Where a line in the listing below contains the word "matplotlib", copy that line.

** begin DATASET CONTENT **

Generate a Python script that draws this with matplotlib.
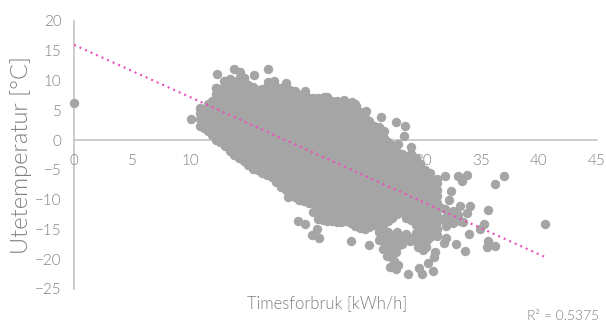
import matplotlib
matplotlib.use("Agg")
import matplotlib.pyplot as plt

plt.rcParams['font.family'] = ['Lato', 'DejaVu Sans']

# dense part of the cloud
col_x = [10.8, 11.5, 12.2, 13.0, 13.8, 14.6, 15.4, 16.2, 17.0, 17.8, 18.6, 19.4, 20.2, 21.0,
         21.8, 22.6, 23.4, 24.2, 25.0, 25.8, 26.6, 27.4, 28.2, 29.0, 29.8, 30.6, 31.2]
col_temp = [
    [2.4, 3.5, 4.6, 5.4],
    [1.5, 2.6, 3.7, 4.8, 6.0],
    [0.0, 1.1, 2.2, 3.3, 4.4, 5.5, 6.6, 7.7, 8.8],
    [-1.0, 0.1, 1.2, 2.3, 3.4, 4.5, 5.6, 6.7, 7.8, 8.9, 10.0],
    [-2.5, -1.4, -0.3, 0.8, 1.9, 3.0, 4.1, 5.2, 6.3, 7.4, 8.5, 9.6],
    [-3.5, -2.4, -1.3, -0.2, 0.9, 2.0, 3.1, 4.2, 5.3, 6.4, 7.5, 8.6, 9.7, 10.5],
    [-4.8, -3.7, -2.6, -1.5, -0.4, 0.7, 1.8, 2.9, 4.0, 5.1, 6.2, 7.3, 8.4, 8.9],
    [-5.5, -4.4, -3.3, -2.2, -1.1, 0.0, 1.1, 2.2, 3.3, 4.4, 5.5, 6.6, 7.7, 8.5],
    [-6.2, -5.1, -4.0, -2.9, -1.8, -0.7, 0.4, 1.5, 2.6, 3.7, 4.8, 5.9, 7.0, 8.1, 9.2],
    [-7.8, -6.7, -5.6, -4.5, -3.4, -2.3, -1.2, -0.1, 1.0, 2.1, 3.2, 4.3, 5.4, 6.5, 7.6, 8.7],
    [-9.0, -7.9, -6.8, -5.7, -4.6, -3.5, -2.4, -1.3, -0.2, 0.9, 2.0, 3.1, 4.2, 5.3, 6.4, 7.5, 8.4],
    [-10.0, -8.9, -7.8, -6.7, -5.6, -4.5, -3.4, -2.3, -1.2, -0.1, 1.0, 2.1, 3.2, 4.3, 5.4, 6.5, 7.6],
    [-10.5, -9.4, -8.3, -7.2, -6.1, -5.0, -3.9, -2.8, -1.7, -0.6, 0.5, 1.6, 2.7, 3.8, 4.9, 6.0, 7.0],
    [-13.3, -12.2, -11.1, -10.0, -8.9, -7.8, -6.7, -5.6, -4.5, -3.4, -2.3, -1.2, -0.1, 1.0, 2.1, 3.2, 4.3, 5.4, 6.5, 7.0],
    [-13.5, -12.4, -11.3, -10.2, -9.1, -8.0, -6.9, -5.8, -4.7, -3.6, -2.5, -1.4, -0.3, 0.8, 1.9, 3.0, 4.1, 5.2, 6.3, 7.2],
    [-13.8, -12.7, -11.6, -10.5, -9.4, -8.3, -7.2, -6.1, -5.0, -3.9, -2.8, -1.7, -0.6, 0.5, 1.6, 2.7, 3.8, 4.9, 6.0],
    [-13.6, -12.5, -11.4, -10.3, -9.2, -8.1, -7.0, -5.9, -4.8, -3.7, -2.6, -1.5, -0.4, 0.7, 1.8, 2.9, 4.0, 5.1, 6.2],
    [-14.5, -13.4, -12.3, -11.2, -10.1, -9.0, -7.9, -6.8, -5.7, -4.6, -3.5, -2.4, -1.3, -0.2, 0.9, 2.0, 3.1, 4.2, 5.3, 6.0],
    [-15.0, -13.9, -12.8, -11.7, -10.6, -9.5, -8.4, -7.3, -6.2, -5.1, -4.0, -2.9, -1.8, -0.7, 0.4, 1.5, 2.6, 3.7, 4.8],
    [-14.2, -13.1, -12.0, -10.9, -9.8, -8.7, -7.6, -6.5, -5.4, -4.3, -3.2, -2.1, -1.0, 0.1, 1.2, 2.3],
    [-14.3, -13.2, -12.1, -11.0, -9.9, -8.8, -7.7, -6.6, -5.5, -4.4, -3.3, -2.2, -1.1, 0.0],
    [-13.0, -11.9, -10.8, -9.7, -8.6, -7.5, -6.4, -5.3, -4.2, -3.1, -2.0, -0.9],
    [-12.0, -10.9, -9.8, -8.7, -7.6, -6.5, -5.4, -4.3, -3.2, -2.3],
    [-13.4, -12.3, -11.2, -10.1, -9.0, -7.9, -6.8, -5.7, -4.6, -3.5, -2.4],
    [-15.0, -13.9, -12.8, -11.7, -10.6, -9.5, -8.4, -7.3, -6.2, -5.1, -4.0],
    [-15.2, -14.1, -13.0, -11.9, -10.8, -9.7, -8.6, -7.5, -6.4, -5.6],
    [-16.0, -14.9, -13.8, -12.7, -11.6, -10.5, -9.4, -8.3, -7.2, -6.5],
]

# columns in between, they close the stripes
mid_x = [11.15, 11.85, 12.6, 13.4, 14.2, 15.0, 15.8, 16.6, 17.4, 18.2, 19.0, 19.8, 20.6, 21.4,
         22.2, 23.0, 23.8, 24.6, 25.4, 26.2, 27.0, 27.8, 28.6, 29.4, 30.2, 30.9]
mid_temp = [
    [2.0, 3.5, 5.0],
    [0.8, 2.3, 3.8, 5.3, 6.6],
    [-0.4, 1.1, 2.6, 4.1, 5.6, 7.1, 8.6],
    [-1.8, -0.3, 1.2, 2.7, 4.2, 5.7, 7.2, 8.7, 10.2],
    [-3.0, -1.5, 0.0, 1.5, 3.0, 4.5, 6.0, 7.5, 9.0, 10.3],
    [-4.2, -2.7, -1.2, 0.3, 1.8, 3.3, 4.8, 6.3, 7.8, 9.3],
    [-5.1, -3.6, -2.1, -0.6, 0.9, 2.4, 3.9, 5.4, 6.9, 8.4],
    [-5.8, -4.3, -2.8, -1.3, 0.2, 1.7, 3.2, 4.7, 6.2, 7.7, 9.0],
    [-7.0, -5.5, -4.0, -2.5, -1.0, 0.5, 2.0, 3.5, 5.0, 6.5, 8.0, 9.0],
    [-8.4, -6.9, -5.4, -3.9, -2.4, -0.9, 0.6, 2.1, 3.6, 5.1, 6.6, 8.1],
    [-9.5, -8.0, -6.5, -5.0, -3.5, -2.0, -0.5, 1.0, 2.5, 4.0, 5.5, 7.0, 8.2],
    [-10.2, -8.7, -7.2, -5.7, -4.2, -2.7, -1.2, 0.3, 1.8, 3.3, 4.8, 6.3, 7.5],
    [-12.0, -10.5, -9.0, -7.5, -6.0, -4.5, -3.0, -1.5, 0.0, 1.5, 3.0, 4.5, 6.0, 7.0],
    [-13.4, -11.9, -10.4, -8.9, -7.4, -5.9, -4.4, -2.9, -1.4, 0.1, 1.6, 3.1, 4.6, 6.1, 7.0],
    [-13.6, -12.1, -10.6, -9.1, -7.6, -6.1, -4.6, -3.1, -1.6, -0.1, 1.4, 2.9, 4.4, 5.9, 6.6],
    [-13.7, -12.2, -10.7, -9.2, -7.7, -6.2, -4.7, -3.2, -1.7, -0.2, 1.3, 2.8, 4.3, 5.8],
    [-14.0, -12.5, -11.0, -9.5, -8.0, -6.5, -5.0, -3.5, -2.0, -0.5, 1.0, 2.5, 4.0, 5.5],
    [-14.8, -13.3, -11.8, -10.3, -8.8, -7.3, -5.8, -4.3, -2.8, -1.3, 0.2, 1.7, 3.2, 4.7],
    [-14.6, -13.1, -11.6, -10.1, -8.6, -7.1, -5.6, -4.1, -2.6, -1.1, 0.4, 1.9, 3.2],
    [-14.2, -12.7, -11.2, -9.7, -8.2, -6.7, -5.2, -3.7, -2.2, -0.7, 0.8, 2.2],
    [-13.6, -12.1, -10.6, -9.1, -7.6, -6.1, -4.6, -3.1, -1.6, -0.3],
    [-12.4, -10.9, -9.4, -7.9, -6.4, -4.9, -3.4, -2.0],
    [-13.0, -11.5, -10.0, -8.5, -7.0, -5.5, -4.0, -2.6],
    [-14.2, -12.7, -11.2, -9.7, -8.2, -6.7, -5.2, -3.7],
    [-15.2, -13.7, -12.2, -10.7, -9.2, -7.7, -6.2, -5.0],
    [-15.6, -14.1, -12.6, -11.1, -9.6, -8.1, -6.8],
]

# single points and the lower lobe, picked one at a time
extra_x = [0.0, 10.1, 12.3, 12.2, 12.9, 13.8, 14.3, 14.6, 15.5, 16.7, 16.7, 17.2, 18.2, 19.9,
           20.8, 21.5, 22.6, 23.2, 23.9, 24.3, 25.1, 25.7, 26.4, 26.7, 27.7, 28.5, 28.4, 26.7,
           27.9, 29.0, 29.4, 28.0, 18.4, 19.3, 19.6, 19.9, 20.5, 20.9, 21.1, 23.8, 25.4, 26.2,
           26.6, 27.0, 27.4, 27.7, 28.1, 28.5, 28.9, 29.4, 30.0, 30.4, 26.9, 27.2, 27.7, 27.9,
           28.7, 29.7, 29.9, 30.5, 30.9, 31.0, 31.1, 31.2, 31.8, 32.0, 32.9, 33.6, 31.9, 33.0,
           33.4, 33.8, 37.0, 36.2, 32.4, 32.3, 31.9, 32.1, 32.6, 33.0, 33.5, 34.1, 33.8, 33.2,
           32.6, 35.6, 40.5, 35.3, 34.9, 34.0, 35.6, 36.2, 35.5,
           26.2, 26.6, 27.0, 27.4, 27.8, 28.2, 28.6, 29.0, 29.4, 29.8, 30.2, 30.6, 26.6, 27.1,
           27.3, 27.5, 31.6, 31.7, 32.2, 32.4, 32.8, 33.2, 32.0,
           26.4, 27.0, 27.6, 28.2, 28.8, 29.3, 29.8, 30.3, 27.4, 28.0, 29.6, 30.2]
extra_temp = [6.3, 3.5, 11.1, 8.8, 10.0, 11.9, 11.5, 10.5, 11.0, 11.9, 9.8, 10.0, 9.6, 8.3,
              6.9, 7.3, 6.5, 6.8, 6.4, 5.7, 4.9, 2.4, 3.8, 0.4, 3.0, 2.4, 0.7, 1.5,
              -0.6, -1.1, -3.0, -2.8, -9.5, -13.5, -10.0, -14.1, -16.0, -14.9, -16.4, -17.0, -17.6, -16.8,
              -15.8, -17.4, -16.2, -18.8, -16.5, -16.0, -17.0, -15.6, -18.5, -16.8, -19.4, -21.3, -21.7, -20.9,
              -22.4, -21.5, -22.4, -20.7, -21.9, -19.6, -18.8, -16.1, -17.3, -16.4, -17.4, -18.7, -6.0, -6.0,
              -6.8, -5.8, -6.1, -7.4, -8.6, -10.0, -11.5, -12.8, -14.0, -12.6, -13.8, -11.1, -12.2, -11.1,
              -11.9, -11.8, -14.1, -14.1, -15.0, -15.7, -17.0, -17.7, -18.0,
              -15.5, -17.0, -15.5, -17.2, -15.5, -17.5, -15.8, -16.5, -17.0, -16.2, -17.5, -16.2, -18.2, -18.5,
              -19.6, -20.3, -11.4, -13.2, -12.2, -13.6, -12.6, -13.6, -14.4,
              -16.4, -16.6, -16.4, -16.8, -16.4, -16.2, -17.6, -18.0, -18.0, -17.6, -18.0, -15.6]

trend_x = [0.0, 40.5]
trend_y = [16.0, -19.6]

x_ticks = [0, 5, 10, 15, 20, 25, 30, 35, 40, 45]
y_ticks = [20, 15, 10, 5, 0, -5, -10, -15, -20, -25]

forbruk = list(extra_x)
temp = list(extra_temp)
for cx, temps in zip(col_x + mid_x, col_temp + mid_temp):
    for t in temps:
        forbruk.append(cx)
        temp.append(t)

fig = plt.figure(figsize=(6.06, 3.23), dpi=100)
ax = fig.add_axes([74 / 606, 1 - 289 / 323, 523 / 606, 268 / 323])
ax.set_xlim(0, 45)
ax.set_ylim(-25, 20)

ax.scatter(forbruk, temp, s=46, color='#a5a5a5', linewidths=0, clip_on=False, zorder=1)
ax.plot(trend_x, trend_y, color='#ec4fc0', lw=1.5, ls=(0, (1, 1.9)), zorder=2)

ax.set_axisbelow(True)
for s in ['top', 'right']:
    ax.spines[s].set_visible(False)
ax.spines['left'].set_position(('data', 0))
ax.spines['bottom'].set_position(('data', 0))
ax.spines['left'].set_color('#bfbfbf')
ax.spines['bottom'].set_color('#bfbfbf')
ax.spines['left'].set_linewidth(1.1)
ax.spines['bottom'].set_linewidth(1.1)
ax.spines['left'].set_zorder(0.5)
ax.spines['bottom'].set_zorder(0.5)

ax.set_xticks(x_ticks)
ax.set_yticks(y_ticks)
ax.tick_params(length=0, labelsize=11, labelcolor='#7f7f7f', pad=10)
ax.tick_params(axis='y', pad=9)
for lab in ax.get_xticklabels() + ax.get_yticklabels():
    lab.set_fontweight(300)

fig.text(21 / 606, 1 - 155 / 323, 'Utetemperatur [°C]', rotation=90, ha='center', va='center',
         fontsize=17, color='#7f7f7f', fontweight=300)
fig.text(327 / 606, 1 - 303 / 323, 'Timesforbruk [kWh/h]', ha='center', va='center',
         fontsize=12, color='#7f7f7f', fontweight=300)
fig.text(599 / 606, 1 - 316 / 323, 'R² = 0.5375', ha='right', va='center',
         fontsize=10, color='#7f7f7f', fontweight=300)

fig.savefig('out.png', dpi=100)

** end DATASET CONTENT **

## THE OUTPUT
Generate a Python script that draws this with matplotlib.
import matplotlib
matplotlib.use("Agg")
import matplotlib.pyplot as plt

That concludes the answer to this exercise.